However, one aspect is not discussed. It is the case of swiss residents who earn tax-free revenues, for example working in CERN or the UN. What about them ? Can they also get back the withholding taxes on ETFs ?

It will depend of the agreement in place between the organisation and Switzerland. Your nationality may have an impact (Swiss citizenship or not).

For Geneva, an interesting recap is available here:

Foreigners working at CERN are exempt from wealth tax and income from moveable assets (i.e. your investments). Therefore, they cannot claim the withholding taxes on ETF.

A Swiss citizen working at CERN does not benefit from the above exemption. He will be able to claim back the foreign taxes paid.

In case of doubt, the best option would be to give a call to your local authorities.

Ok, thanks a lot.
Does it mean that for a non Swiss national, Swiss resident and working in CERN or the United Nations in Switzerland, if you invest in an ETF domiciled in Ireland with a majority of the stocks from the USA, you pay the 15% withholding tax and that’s it ?

For CERN employees, that’s correct.

I haven’t looked at the rules applicable to UN employees (Swiss or foreigners).

There is no withholding tax on dividends paid by an Irish ETF, only from the investments within the ETF.

My answer won’t replace a formal confirmation from your cantonal tax authorities.

Sure I will do further checks, thank you :slight_smile:

I need to break down the things to fully understand

Let’s take the situation of someone working in the private sector in Switzerland and a dividend of 100.

1ST SCENARIO - Ireland domiciled ETF with USA assets
1/ Domicile of the underlying asset: USA. For example: ‘VOO - IE00B3XXRP09’
Withholding tax of 15%. I receive a dividend of 85 on my broker account.
2/ Domicile of the ETF: IRELAND
No withholding dividend tax for foreigners.
3/ Fiscal residency: SWITZERLAND
I cannot ask Switzerland to account for the withholding tax of 15% which was paid in 1/.
There is no dividend tax paid here.
The net dividend (85) is added to my income and therefore I pay income tax on the dividend.

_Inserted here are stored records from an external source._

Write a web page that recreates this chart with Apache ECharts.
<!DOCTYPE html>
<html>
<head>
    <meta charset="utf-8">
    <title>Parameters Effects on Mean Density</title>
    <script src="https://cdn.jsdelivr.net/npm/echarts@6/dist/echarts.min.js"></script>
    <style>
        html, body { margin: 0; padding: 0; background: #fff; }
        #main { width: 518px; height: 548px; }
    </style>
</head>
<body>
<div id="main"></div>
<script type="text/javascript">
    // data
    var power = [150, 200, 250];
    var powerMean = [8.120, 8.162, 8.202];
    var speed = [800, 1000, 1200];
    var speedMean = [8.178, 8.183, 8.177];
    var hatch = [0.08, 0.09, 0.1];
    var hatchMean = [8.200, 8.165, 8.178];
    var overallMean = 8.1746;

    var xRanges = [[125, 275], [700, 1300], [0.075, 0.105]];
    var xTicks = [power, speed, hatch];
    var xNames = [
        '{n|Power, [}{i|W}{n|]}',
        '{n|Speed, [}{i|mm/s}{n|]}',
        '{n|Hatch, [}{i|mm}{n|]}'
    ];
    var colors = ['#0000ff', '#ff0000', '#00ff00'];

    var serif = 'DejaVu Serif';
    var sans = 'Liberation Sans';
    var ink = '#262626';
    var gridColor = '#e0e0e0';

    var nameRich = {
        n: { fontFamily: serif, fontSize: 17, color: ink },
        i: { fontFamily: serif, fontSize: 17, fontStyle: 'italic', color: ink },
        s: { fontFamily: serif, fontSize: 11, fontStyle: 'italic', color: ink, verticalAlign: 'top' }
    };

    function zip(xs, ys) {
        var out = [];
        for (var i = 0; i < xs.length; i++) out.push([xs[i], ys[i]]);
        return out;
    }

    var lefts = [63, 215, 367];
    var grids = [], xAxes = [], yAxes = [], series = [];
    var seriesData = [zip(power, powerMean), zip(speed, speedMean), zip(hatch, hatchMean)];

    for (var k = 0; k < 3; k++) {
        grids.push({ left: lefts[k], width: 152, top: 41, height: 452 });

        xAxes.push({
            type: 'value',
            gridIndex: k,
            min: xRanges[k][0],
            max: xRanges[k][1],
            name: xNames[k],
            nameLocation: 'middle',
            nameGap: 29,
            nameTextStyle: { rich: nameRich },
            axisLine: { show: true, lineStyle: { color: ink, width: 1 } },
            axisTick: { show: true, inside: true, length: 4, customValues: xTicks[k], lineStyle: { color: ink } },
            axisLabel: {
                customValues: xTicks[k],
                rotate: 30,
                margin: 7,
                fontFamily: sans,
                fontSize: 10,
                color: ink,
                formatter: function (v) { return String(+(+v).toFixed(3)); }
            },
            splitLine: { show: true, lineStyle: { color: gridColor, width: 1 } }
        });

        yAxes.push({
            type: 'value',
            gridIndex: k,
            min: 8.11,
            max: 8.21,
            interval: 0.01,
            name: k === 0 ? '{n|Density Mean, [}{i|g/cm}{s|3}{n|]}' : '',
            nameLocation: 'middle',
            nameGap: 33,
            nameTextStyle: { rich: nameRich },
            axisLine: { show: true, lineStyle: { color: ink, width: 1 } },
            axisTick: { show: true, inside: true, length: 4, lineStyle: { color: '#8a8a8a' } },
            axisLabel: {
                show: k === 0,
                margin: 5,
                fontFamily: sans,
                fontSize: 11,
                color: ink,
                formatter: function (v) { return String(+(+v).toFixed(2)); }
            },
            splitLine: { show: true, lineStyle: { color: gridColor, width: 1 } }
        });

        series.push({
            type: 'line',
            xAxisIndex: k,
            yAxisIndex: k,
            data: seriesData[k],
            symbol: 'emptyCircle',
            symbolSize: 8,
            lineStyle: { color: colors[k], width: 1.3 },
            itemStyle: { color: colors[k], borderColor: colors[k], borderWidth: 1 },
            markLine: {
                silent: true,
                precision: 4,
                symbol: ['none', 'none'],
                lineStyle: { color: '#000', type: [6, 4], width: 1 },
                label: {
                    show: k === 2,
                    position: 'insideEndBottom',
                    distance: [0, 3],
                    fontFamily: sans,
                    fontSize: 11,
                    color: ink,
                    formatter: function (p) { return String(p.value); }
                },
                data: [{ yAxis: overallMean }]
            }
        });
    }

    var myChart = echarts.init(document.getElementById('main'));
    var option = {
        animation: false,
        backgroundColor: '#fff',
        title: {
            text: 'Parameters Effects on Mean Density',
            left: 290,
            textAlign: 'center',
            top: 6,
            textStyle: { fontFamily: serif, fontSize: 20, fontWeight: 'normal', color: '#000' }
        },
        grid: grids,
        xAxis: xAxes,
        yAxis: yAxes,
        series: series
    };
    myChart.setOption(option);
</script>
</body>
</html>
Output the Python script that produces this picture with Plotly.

=> Would ‘IWDA - IE00B4L5Y983’ fall in this category of USA domiciled asset ETF ? The geographic breakdown shows that 66.61% of it is based in the USA.

2ND SCENARIO - Ireland domiciled ETF with non-USA assets
1/ Domicile of the underlying asset: USA. For example: ‘VFEM - IE00B3VVMM84’
How much of withholding tax is paid here ?
2/ Domicile of the ETF: IRELAND
How much of withholding tax is paid here ?
3/ Fiscal residency: SWITZERLAND
I can ask Switzerland to account for the withholding tax of 15% which was paid in 1/ as a tax credit.
There is no dividend tax paid here.
The net dividend (85) is added to my income and therefore I pay income tax on the dividend.

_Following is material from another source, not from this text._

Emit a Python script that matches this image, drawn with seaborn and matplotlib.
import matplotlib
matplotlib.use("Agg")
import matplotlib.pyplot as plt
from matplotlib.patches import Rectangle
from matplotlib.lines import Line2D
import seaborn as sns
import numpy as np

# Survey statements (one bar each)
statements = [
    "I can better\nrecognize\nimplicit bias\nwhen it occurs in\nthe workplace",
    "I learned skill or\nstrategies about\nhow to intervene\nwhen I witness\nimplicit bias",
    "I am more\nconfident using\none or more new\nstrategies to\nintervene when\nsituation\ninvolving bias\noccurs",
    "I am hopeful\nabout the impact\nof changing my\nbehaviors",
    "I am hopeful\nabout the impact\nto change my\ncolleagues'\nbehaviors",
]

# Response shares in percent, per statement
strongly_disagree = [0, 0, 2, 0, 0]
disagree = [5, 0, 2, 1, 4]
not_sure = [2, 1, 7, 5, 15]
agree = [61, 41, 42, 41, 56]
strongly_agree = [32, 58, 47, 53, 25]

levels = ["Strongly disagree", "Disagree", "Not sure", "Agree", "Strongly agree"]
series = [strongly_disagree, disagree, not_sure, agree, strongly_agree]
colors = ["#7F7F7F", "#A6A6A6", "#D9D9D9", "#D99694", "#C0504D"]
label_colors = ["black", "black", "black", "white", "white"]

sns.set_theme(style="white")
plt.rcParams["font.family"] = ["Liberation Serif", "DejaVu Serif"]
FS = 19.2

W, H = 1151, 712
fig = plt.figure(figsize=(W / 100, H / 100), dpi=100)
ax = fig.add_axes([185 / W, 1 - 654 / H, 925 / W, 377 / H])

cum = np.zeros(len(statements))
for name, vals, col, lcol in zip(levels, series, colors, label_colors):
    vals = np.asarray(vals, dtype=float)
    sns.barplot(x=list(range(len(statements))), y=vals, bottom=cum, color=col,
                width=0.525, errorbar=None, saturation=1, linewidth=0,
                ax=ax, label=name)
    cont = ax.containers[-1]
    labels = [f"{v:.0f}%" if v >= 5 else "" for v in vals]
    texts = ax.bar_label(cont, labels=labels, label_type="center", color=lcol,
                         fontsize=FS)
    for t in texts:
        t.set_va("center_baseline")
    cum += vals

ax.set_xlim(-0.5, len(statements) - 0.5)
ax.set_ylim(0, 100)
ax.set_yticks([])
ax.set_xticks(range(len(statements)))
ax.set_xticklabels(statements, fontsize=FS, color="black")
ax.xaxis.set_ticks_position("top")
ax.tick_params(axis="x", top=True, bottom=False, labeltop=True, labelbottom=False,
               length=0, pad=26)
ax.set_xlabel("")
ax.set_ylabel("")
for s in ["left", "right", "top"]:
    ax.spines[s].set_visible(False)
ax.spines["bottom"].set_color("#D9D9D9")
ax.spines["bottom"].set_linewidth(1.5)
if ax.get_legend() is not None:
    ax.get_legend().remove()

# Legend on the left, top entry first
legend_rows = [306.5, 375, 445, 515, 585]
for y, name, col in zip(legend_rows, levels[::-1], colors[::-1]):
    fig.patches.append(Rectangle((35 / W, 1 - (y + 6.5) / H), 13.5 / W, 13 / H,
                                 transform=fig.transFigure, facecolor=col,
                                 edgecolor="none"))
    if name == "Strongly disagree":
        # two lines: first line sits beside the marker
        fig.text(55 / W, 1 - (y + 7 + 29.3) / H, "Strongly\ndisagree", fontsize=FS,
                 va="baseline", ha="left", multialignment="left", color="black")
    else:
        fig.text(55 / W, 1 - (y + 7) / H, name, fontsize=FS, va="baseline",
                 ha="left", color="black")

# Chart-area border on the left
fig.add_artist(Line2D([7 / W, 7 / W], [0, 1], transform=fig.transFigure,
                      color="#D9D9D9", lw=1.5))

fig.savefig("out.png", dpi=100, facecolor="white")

=> From the moment the underlying assets are not in the USA, is there an advantage to invest in Ireland domiciled ETF compared to France or German domiciled ETF ?

  • For dividend distributions of the 100% U.S. stocks in this ETF, withholding tax will be withheld according to U.S. tax law and the U.S.-Irish double taxation agreement.

Which has often been reiterated to be 15% in this case.

To approximately two thirds (according to their 66% share of U.S. securities).

Shouldn’t be non-USA for this Emerging Markets fund, but 48% China, 14% Taiwan, 10% India etc., shouldn’t it?

The rules will be analogous to the Irish-domiciled S&P500 ETF in the first paragraph:

  • For dividend distributions of the 48% Chinese stocks, withholding tax will be withheld according to Chinese tax law and the Chinese-Irish double taxation agreement.
  • For dividend distributions of the 14% Taiwanese stocks, withholding tax will be withheld according to Taiwanese tax law and the Taiwanese-Irish double taxation agreement.
  • For dividend distributions of the 10% Indian stocks, withholding tax will be withheld according to Indian tax law and the Indian-Irish double taxation agreement.
  • 
and so on.

If you go and look up the rules for each country and its weight of the dividend distributions the ETF receives, you can calculate an overall rate.

There might be.

  • On the level of the fund receiving distributions: Since Ireland might have different double taxation agreements (with the source countries from which dividend distributions occur) than France or Germany, there could be both advantages or disadvantages. Depending on the source country in question.
    For German companies distributing to a fund domiciled in Germany - or French stocks to a French fund - it will of course be purely domestic rules that play a role. Especially when investing in a DAX or CAC40 fund, it’s worthwhile to research the tax situation.
  • On the level of the ETF distributing to holders of units, the question is whether German or Irish funds distribute free of withholding tax to you (or if you are able to reclaim that tax).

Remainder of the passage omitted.